== Task material

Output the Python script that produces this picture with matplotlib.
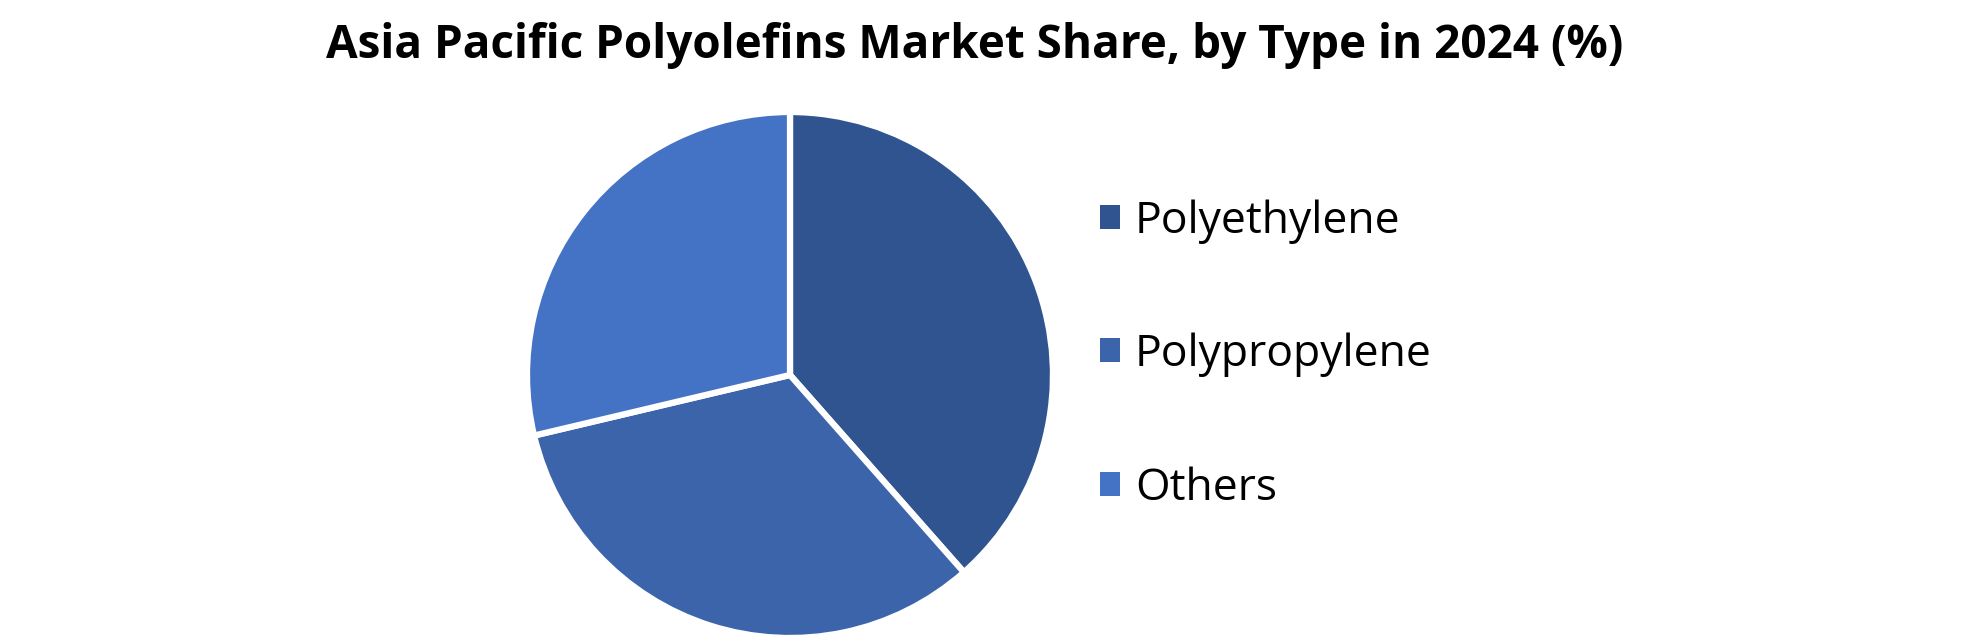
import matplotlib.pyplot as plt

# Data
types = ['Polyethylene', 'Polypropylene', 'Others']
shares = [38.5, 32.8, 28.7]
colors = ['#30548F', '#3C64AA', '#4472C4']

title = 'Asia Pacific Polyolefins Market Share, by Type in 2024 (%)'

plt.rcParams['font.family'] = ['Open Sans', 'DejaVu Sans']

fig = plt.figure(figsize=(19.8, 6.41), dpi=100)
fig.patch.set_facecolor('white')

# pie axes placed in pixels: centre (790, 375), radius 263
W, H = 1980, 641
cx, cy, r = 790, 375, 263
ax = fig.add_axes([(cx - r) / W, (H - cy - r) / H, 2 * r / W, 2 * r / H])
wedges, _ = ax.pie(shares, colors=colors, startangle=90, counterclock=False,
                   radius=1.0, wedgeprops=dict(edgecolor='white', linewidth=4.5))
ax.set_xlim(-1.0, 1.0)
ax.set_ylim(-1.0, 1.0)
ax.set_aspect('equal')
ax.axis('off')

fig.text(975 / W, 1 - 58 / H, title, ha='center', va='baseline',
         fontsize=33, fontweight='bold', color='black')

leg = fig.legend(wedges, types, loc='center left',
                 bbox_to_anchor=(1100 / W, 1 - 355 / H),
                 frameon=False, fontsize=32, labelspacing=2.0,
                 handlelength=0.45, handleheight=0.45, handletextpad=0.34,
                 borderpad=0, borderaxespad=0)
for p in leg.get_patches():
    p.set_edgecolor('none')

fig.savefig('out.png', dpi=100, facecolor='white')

====
== Task material

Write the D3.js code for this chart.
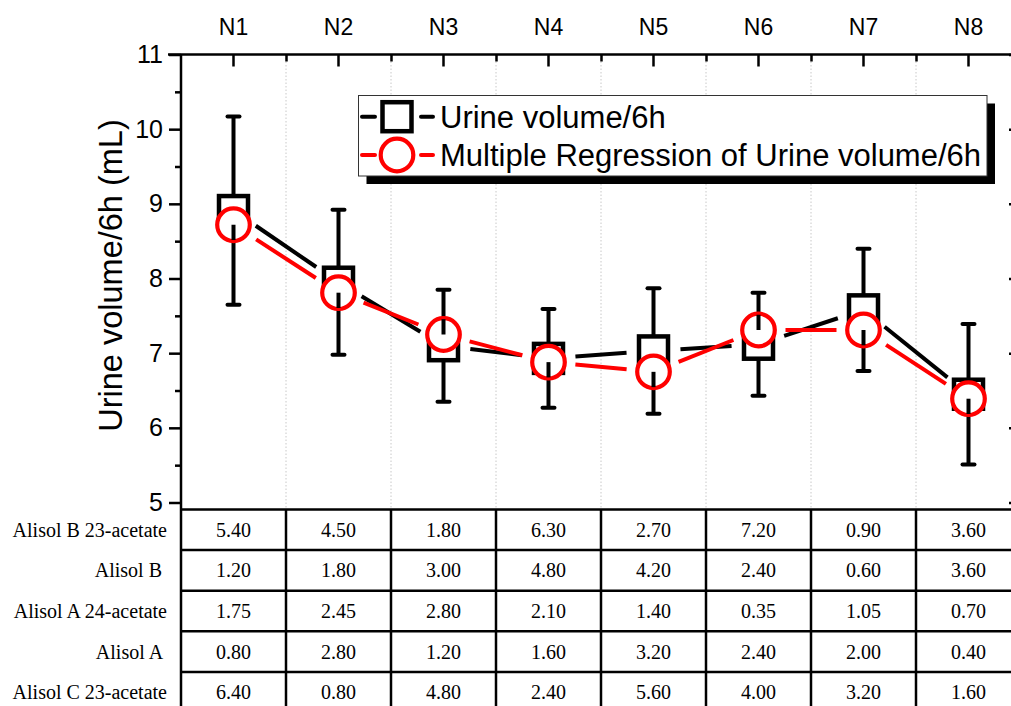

====
== Task material

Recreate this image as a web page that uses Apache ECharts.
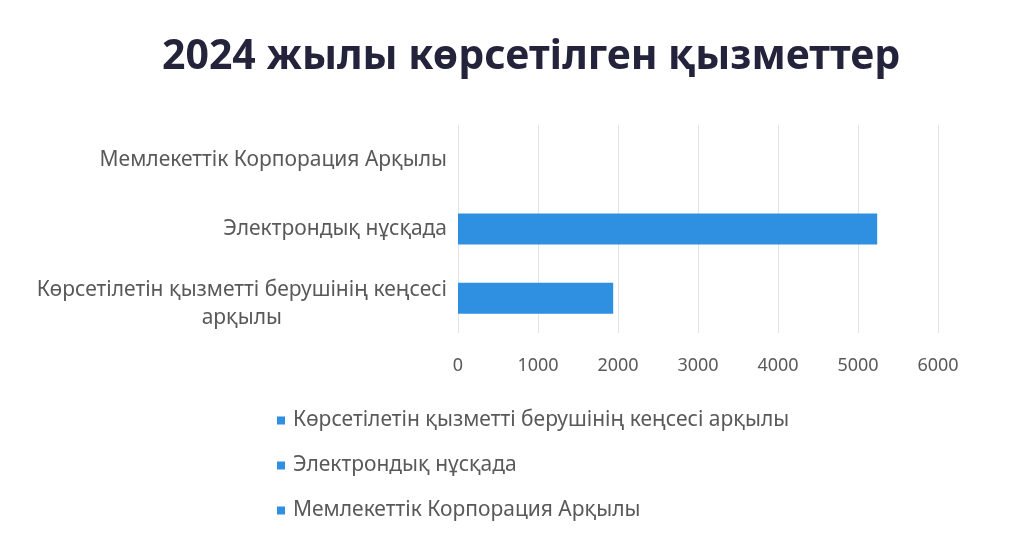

====

Goal →
Above are records with pictures. Reproduce exactly only the lines from the line with "Output the Python" through the line with "ax.axis('off')", both ends included, and leave the pictures out.

Full answer →
Output the Python script that produces this picture with matplotlib.
import matplotlib.pyplot as plt

# Data
types = ['Polyethylene', 'Polypropylene', 'Others']
shares = [38.5, 32.8, 28.7]
colors = ['#30548F', '#3C64AA', '#4472C4']

title = 'Asia Pacific Polyolefins Market Share, by Type in 2024 (%)'

plt.rcParams['font.family'] = ['Open Sans', 'DejaVu Sans']

fig = plt.figure(figsize=(19.8, 6.41), dpi=100)
fig.patch.set_facecolor('white')

# pie axes placed in pixels: centre (790, 375), radius 263
W, H = 1980, 641
cx, cy, r = 790, 375, 263
ax = fig.add_axes([(cx - r) / W, (H - cy - r) / H, 2 * r / W, 2 * r / H])
wedges, _ = ax.pie(shares, colors=colors, startangle=90, counterclock=False,
                   radius=1.0, wedgeprops=dict(edgecolor='white', linewidth=4.5))
ax.set_xlim(-1.0, 1.0)
ax.set_ylim(-1.0, 1.0)
ax.set_aspect('equal')
ax.axis('off')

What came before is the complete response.